Currimundi lake is an important coastal asset for both the community and the local wildlife. The dynamic nature of the mouth and lack of hard structures; such as training walls, means active management of the entrance is unavoidable to avoid flooding impacts upstream and to protect public assets that are on the southern side of the entrance to the lake.
One management technique that council uses is a sand ‘berm’ at the lake mouth. This has proven effective in directing the outflow to the ocean to be maintained generally to the central and northern sections of the lake mouth and protects the southern hard public assets, i.e. roads, parks and buildings, from migration of the mouth and subsequent erosion.
Due to erosion events such as storms this berm can be depleted of sand. When this occurs, officers from the environmental operations branch organise the reconstruction of the berm. This is usually with large machinery such as 25 tonne excavators, articulated dump trucks and dozers.
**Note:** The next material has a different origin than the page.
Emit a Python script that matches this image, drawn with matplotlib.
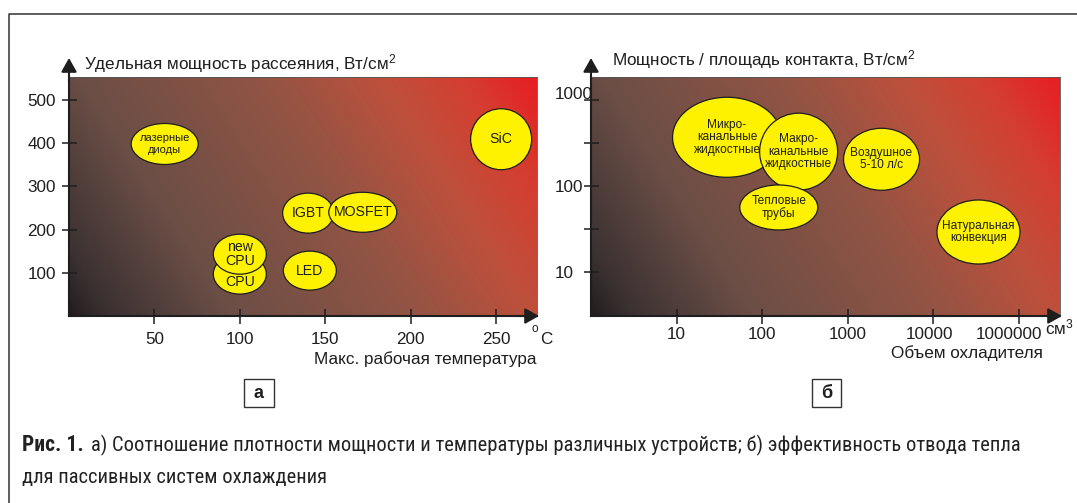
import numpy as np
import matplotlib
matplotlib.use("Agg")
import matplotlib.pyplot as plt
from matplotlib.patches import Ellipse, Rectangle
from matplotlib.lines import Line2D
from matplotlib.transforms import ScaledTranslation
from matplotlib.colors import LinearSegmentedColormap
from matplotlib import font_manager

# ---------------- data ----------------
# (a) power density vs. max operating temperature
temp_ticks = [50, 100, 150, 200, 250]
density_ticks = [100, 200, 300, 400, 500]
devices = ["лазерные\nдиоды", "SiC", "IGBT", "MOSFET", "CPU", "new\nCPU", "LED"]
device_temp = [56, 253, 140, 172, 100, 100, 141]
device_density = [398, 409, 238, 240, 97, 143, 105]

# (b) heat flux vs. coolant volume
volume_ticks = [10, 100, 1000, 10000, 100000]
volume_labels = ["10", "100", "1000", "10000", "1000000"]
flux_ticks = [10, 100, 1000]
flux_minor = [10 ** 1.5, 10 ** 2.5]
coolers = ["Микро-\nканальные\nжидкостные", "Макро-\nканальные\nжидкостные",
           "Тепловые\nтрубы", "Воздушное\n5-10 л/с", "Натуральная\nконвекция"]
cooler_volume = [39, 268, 157, 2500, 34000]
cooler_flux = [368, 250, 56, 204, 29]

caption_bold = "Рис. 1."
caption_line1 = "а) Соотношение плотности мощности и температуры различных устройств; б) эффективность отвода тепла"
caption_line2 = "для пассивных систем охлаждения"

# ---------------- styles ----------------
W, H = 1077, 503
DPI = 100
FONT = "Liberation Sans"
plt.rcParams["font.family"] = [FONT, "DejaVu Sans"]
plt.rcParams["mathtext.fontset"] = "custom"
plt.rcParams["mathtext.rm"] = FONT
plt.rcParams["mathtext.it"] = FONT + ":italic"
plt.rcParams["mathtext.bf"] = FONT + ":bold"

INK = "#1e1e1e"
YELLOW = "#fff200"
FS = 12.3

# bubble sizes in pixels (width, height)
device_w = [67, 61, 51, 68, 53, 53, 53]
device_h = [41, 61, 40, 40, 40, 40, 39]
device_fs = [8.0, 10.2, 10.2, 10.2, 10.2, 10.2, 10.2]
device_dy = [0, 0, 0, 0, -5.5, 0, 0]
device_ls = [1.15, 1, 1, 1, 1, 1.05, 1]
cooler_w = [109, 78, 78, 76, 83]
cooler_h = [80, 77, 45, 62, 64]

grad = LinearSegmentedColormap.from_list("heat", [
    (0.00, (35 / 255, 28 / 255, 30 / 255)),
    (0.07, (60 / 255, 50 / 255, 50 / 255)),
    (0.26, (107 / 255, 78 / 255, 70 / 255)),
    (0.55, (145 / 255, 84 / 255, 68 / 255)),
    (0.75, (190 / 255, 80 / 255, 60 / 255)),
    (0.88, (212 / 255, 62 / 255, 48 / 255)),
    (1.00, (232 / 255, 30 / 255, 34 / 255)),
])


def fbox(l, t, r, b):
    return [l / W, 1 - b / H, (r - l) / W, (b - t) / H]


def fx(px):
    return px / W


def fy(py):
    return 1 - py / H


fig = plt.figure(figsize=(W / DPI, H / DPI), dpi=DPI)
fig.patch.set_facecolor("white")


def gradient_background(rect):
    bg = fig.add_axes(rect, zorder=0)
    u = np.linspace(0, 1, 500)[None, :]
    v = np.linspace(0, 1, 260)[:, None]
    t = 0.754 * u + 0.246 * v
    bg.imshow(t, cmap=grad, vmin=0, vmax=1, origin="lower", aspect="auto",
              extent=(0, 1, 0, 1), interpolation="bilinear")
    bg.set_axis_off()


def style_axes(ax):
    ax.set_facecolor("none")
    for s in ("top", "right"):
        ax.spines[s].set_color("#555555")
        ax.spines[s].set_linewidth(0.6)
    for s in ("left", "bottom"):
        ax.spines[s].set_color(INK)
        ax.spines[s].set_linewidth(1.5)
    ax.tick_params(which="both", direction="inout", length=10.8, width=1.1,
                   color=INK, labelsize=FS, labelcolor=INK)
    ax.tick_params(which="minor", length=10.8)
    arrow = dict(arrowstyle="-|>,head_length=0.8,head_width=0.45",
                 color=INK, lw=1.5, mutation_scale=10.5, shrinkA=0, shrinkB=0)
    ax.annotate("", xy=(0, 1 + 19 / 239), xytext=(0, 0.98),
                xycoords="axes fraction", arrowprops=arrow, annotation_clip=False)
    ax.annotate("", xy=(1 + 2 / 468, 0), xytext=(0.96, 0),
                xycoords="axes fraction", arrowprops=arrow, annotation_clip=False)


def bubble(ax, x, y, wpx, hpx, label, fs, z, dy=0, ls=1.05):
    tr = fig.dpi_scale_trans + ScaledTranslation(x, y, ax.transData)
    e = Ellipse((0, 0), wpx / DPI, hpx / DPI, transform=tr, facecolor=YELLOW,
                edgecolor=INK, linewidth=0.9, zorder=z, clip_on=False)
    ax.add_artist(e)
    ax.annotate(label, xy=(x, y), xytext=(0, dy), textcoords="offset points",
                ha="center", va="center", fontsize=fs, color=INK,
                linespacing=ls, zorder=z + 1, annotation_clip=False)


def nudge(label, dx_px, dy_px):
    label.set_transform(label.get_transform() +
                        ScaledTranslation(dx_px / DPI, dy_px / DPI, fig.dpi_scale_trans))


# ---------------- panel (a) ----------------
rect_a = fbox(69, 77, 537, 316)
gradient_background(rect_a)
ax_a = fig.add_axes(rect_a, zorder=1)
style_axes(ax_a)
ax_a.set_xlim(0, 274)
ax_a.set_ylim(0, 553)
ax_a.set_xticks(temp_ticks)
ax_a.set_yticks(density_ticks)
ax_a.tick_params(axis="x", pad=6.0)
ax_a.tick_params(axis="y", pad=4)

for i, (lab, x, y) in enumerate(zip(devices, device_temp, device_density)):
    bubble(ax_a, x, y, device_w[i], device_h[i], lab, device_fs[i], 2 + 2 * i,
           dy=device_dy[i], ls=device_ls[i])

fig.text(fx(84), fy(69), "Удельная мощность рассеяния, Вт/см$^2$",
         ha="left", va="baseline", fontsize=FS, color=INK)
fig.text(fx(537), fy(364), "Макс. рабочая температура",
         ha="right", va="baseline", fontsize=FS, color=INK)
fig.text(fx(532), fy(329), "o", ha="left", va="center", fontsize=8.5, color=INK)
fig.text(fx(540), fy(343.5), "C", ha="left", va="baseline", fontsize=FS, color=INK)

# ---------------- panel (b) ----------------
rect_b = fbox(591, 77, 1060, 316)
gradient_background(rect_b)
ax_b = fig.add_axes(rect_b, zorder=1)
ax_b.set_xscale("log")
ax_b.set_yscale("log")
style_axes(ax_b)
ax_b.set_xlim(1, 10 ** 5.485)
ax_b.set_ylim(10 ** 0.484, 10 ** 3.268)
ax_b.set_xticks(volume_ticks)
ax_b.set_xticklabels(volume_labels)
ax_b.xaxis.set_minor_locator(matplotlib.ticker.NullLocator())
ax_b.set_yticks(flux_ticks)
ax_b.set_yticklabels([str(v) for v in flux_ticks])
ax_b.set_yticks(flux_minor, minor=True)
ax_b.yaxis.set_minor_formatter(matplotlib.ticker.NullFormatter())
ax_b.tick_params(axis="x", pad=2.5)
ax_b.tick_params(axis="y", which="major", pad=20.5)
for lbl in ax_b.get_yticklabels():
    lbl.set_horizontalalignment("left")
xlabels_b = ax_b.get_xticklabels()
nudge(xlabels_b[3], -4, 0)
nudge(xlabels_b[4], -10, 0)
nudge(ax_b.get_yticklabels()[2], 0, 7)

for i, (lab, x, y) in enumerate(zip(coolers, cooler_volume, cooler_flux)):
    bubble(ax_b, x, y, cooler_w[i], cooler_h[i], lab, 8.6, 2 + 2 * i, ls=1.05)

fig.text(fx(612), fy(65.5), "Мощность / площадь контакта, Вт/см$^2$",
         ha="left", va="baseline", fontsize=FS, color=INK)
fig.text(fx(1043), fy(358), "Объем охладителя",
         ha="right", va="baseline", fontsize=FS, color=INK)
fig.text(fx(1045), fy(334), "см$^3$", ha="left", va="baseline",
         fontsize=FS, color=INK)

# ---------------- panel tags ----------------
for (l, r), tag in (((244, 273.5), "а"), ((812, 840.5), "б")):
    fig.patches.append(Rectangle((fx(l), fy(407)), (r - l) / W, 28 / H,
                                 transform=fig.transFigure, facecolor="white",
                                 edgecolor="#333333", linewidth=1.0))
    fig.text(fx((l + r) / 2), fy(393), tag, ha="center", va="center",
             fontsize=13, fontweight="bold", color=INK)

# ---------------- frame ----------------
fig.lines.append(Line2D([fx(8.5), fx(8.5), fx(1080)], [fy(505), fy(13.7), fy(13.7)],
                        transform=fig.transFigure, color="#333333", linewidth=1.1))

# ---------------- caption ----------------
available = {f.name for f in font_manager.fontManager.ttflist}
narrow = next((n for n in ["Liberation Sans Narrow", "Roboto Condensed",
                           "Open Sans Condensed", "Noto Sans Condensed",
                           "Arial Narrow"] if n in available), "Roboto")
renderer = fig.canvas.get_renderer()
CAP = "#222222"

# size the caption so the first line spans the frame width
cap1 = fig.text(fx(104), fy(445), caption_line1, ha="left", va="center",
                fontsize=12, family=[narrow, "DejaVu Sans"], color=CAP)
w1 = cap1.get_window_extent(renderer).width
cap_fs = 12 * (1030 - 104) / w1
cap1.set_fontsize(cap_fs)

cap_bold = fig.text(fx(22), fy(445), caption_bold, ha="left", va="center",
                    fontsize=cap_fs * 1.05, fontweight="bold",
                    family=[narrow, "DejaVu Sans"], color=CAP)
bw = cap_bold.get_window_extent(renderer).width
cap1.set_x(fx(22 + bw + 7))

cap2 = fig.text(fx(22), fy(477), caption_line2, ha="left", va="center",
                fontsize=cap_fs, family=[narrow, "DejaVu Sans"], color=CAP)

fig.savefig("out.png", dpi=DPI)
To reconstruct the berm we must take sand from the sand plug at the entrance to the berm around 200m away, place the sand along the berm length then smooth out the surface with the dozers. The constructed berm runs parallel to the shoreline and tries to mimic the naturally built dunes adjacent to the lake in terms of height and seaward extent to ensure natural sediment processes long the open beach are maintained.
From time to time during periods of low rainfall and the right prevailing conditions out to sea can cause the lake to naturally close to the ocean. This is a natural process that occurs in many systems along the east coast of Australia. Currimundi lake is connected to Lake Kawana via the Wurtulla canal system. It receives inflows each day via the mechanical pumping system at the northern tip of Lake Kawana. When the system is closed the lake’s water level can rise and may overtop revetment walls upstream.
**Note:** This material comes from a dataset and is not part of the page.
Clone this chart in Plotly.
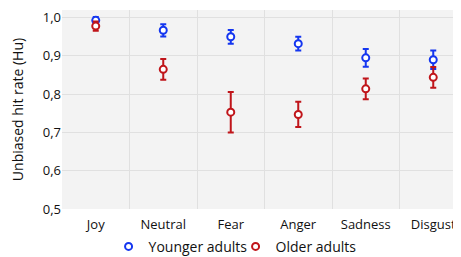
import plotly.graph_objects as go

categories = ["Joy", "Neutral", "Fear", "Anger", "Sadness", "Disgust"]
younger_mean = [0.993, 0.967, 0.950, 0.932, 0.895, 0.890]
younger_err = [0.009, 0.016, 0.018, 0.018, 0.023, 0.024]
older_mean = [0.978, 0.865, 0.753, 0.747, 0.814, 0.844]
older_err = [0.012, 0.027, 0.053, 0.033, 0.027, 0.027]
yticks = [0.5, 0.6, 0.7, 0.8, 0.9, 1.0]

blue = "#1436f0"
red = "#c0151a"
font = "Open Sans"
xpos = list(range(len(categories)))

fig = go.Figure()
fig.add_trace(go.Scatter(
    x=xpos, y=younger_mean, mode="markers", name="Younger adults",
    marker=dict(symbol="circle", size=7, color="white", line=dict(color=blue, width=2)),
    error_y=dict(type="data", array=younger_err, color=blue, thickness=2, width=3),
))
fig.add_trace(go.Scatter(
    x=xpos, y=older_mean, mode="markers", name="Older adults",
    marker=dict(symbol="circle", size=7, color="white", line=dict(color=red, width=2)),
    error_y=dict(type="data", array=older_err, color=red, thickness=2, width=3),
))

fig.update_layout(
    width=461, height=257,
    margin=dict(l=54, r=2, t=2, b=54),
    paper_bgcolor="white", plot_bgcolor="#f3f3f3",
    separators=", ",
    font=dict(family=font, size=13, color="#111111"),
    showlegend=True,
    legend=dict(orientation="h", x=0.115, xanchor="left", y=-0.19, yanchor="middle",
                font=dict(size=14), itemwidth=30, tracegroupgap=0,
                entrywidth=82, entrywidthmode="pixels",
                bgcolor="rgba(0,0,0,0)"),
    xaxis=dict(range=[-0.5, len(categories) - 0.5], tickvals=xpos, ticktext=categories,
               showgrid=False, ticks="outside", ticklen=3,
               tickcolor="rgba(0,0,0,0)", showline=False, zeroline=False,
               minor=dict(tick0=0.5, dtick=1, showgrid=True, gridcolor="#e0e0e0",
                          gridwidth=1, ticks=""),
               automargin=False),
    yaxis=dict(range=[0.5, 1.02], tickvals=yticks, tickformat=".1f", showgrid=True,
               gridcolor="#e0e0e0", gridwidth=1, zeroline=False, ticks="",
               automargin=False,
               title=dict(text="Unbiased hit rate (Hu)", font=dict(size=14), standoff=24)),
)

fig.write_html("out.html")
If the lake closes naturally council may decide to turn off the pumping system in Lake Kawana. This keeps the lake’s water level high to manage midge numbers (a proven management technique). If council believes there is either a risk of flooding or for the lake to be impacted by water quality issues, we will open the lake to the ocean using large machinery.
Council may decide to manually close the lake to the ocean to control midge numbers. These works have been completed on an as needs basis since 2005, with the last mechanical closure occurring in 2016. The work to manually close the lake to the ocean is a similar process as reconstructing the sand berm and requires large machinery.
Council has recently started a regular dredging campaign upstream of the sand plug. This is to replenish estuarine beaches that erode during storm events. The dredging occurs on an as needed basis, around every two years, and assists in managing the size and scale of the sand plug.
All works described above occur under our new whole of system permit for Currimundi lake. This was approved by state authorities in 2018 (EA0001226) and is consistent with the lake Currimundi dynamics study and ICOLL (intermittently closed and open Lakes and lagoons) entrance management documentation. This whole of system permit combines many different permits into a ‘one stop shop’ for Currimundi lake works. Many stakeholders were involved in these works and council's coastal team ensured all recreational, environmental, and structural objectives were followed. We have received very positive feedback.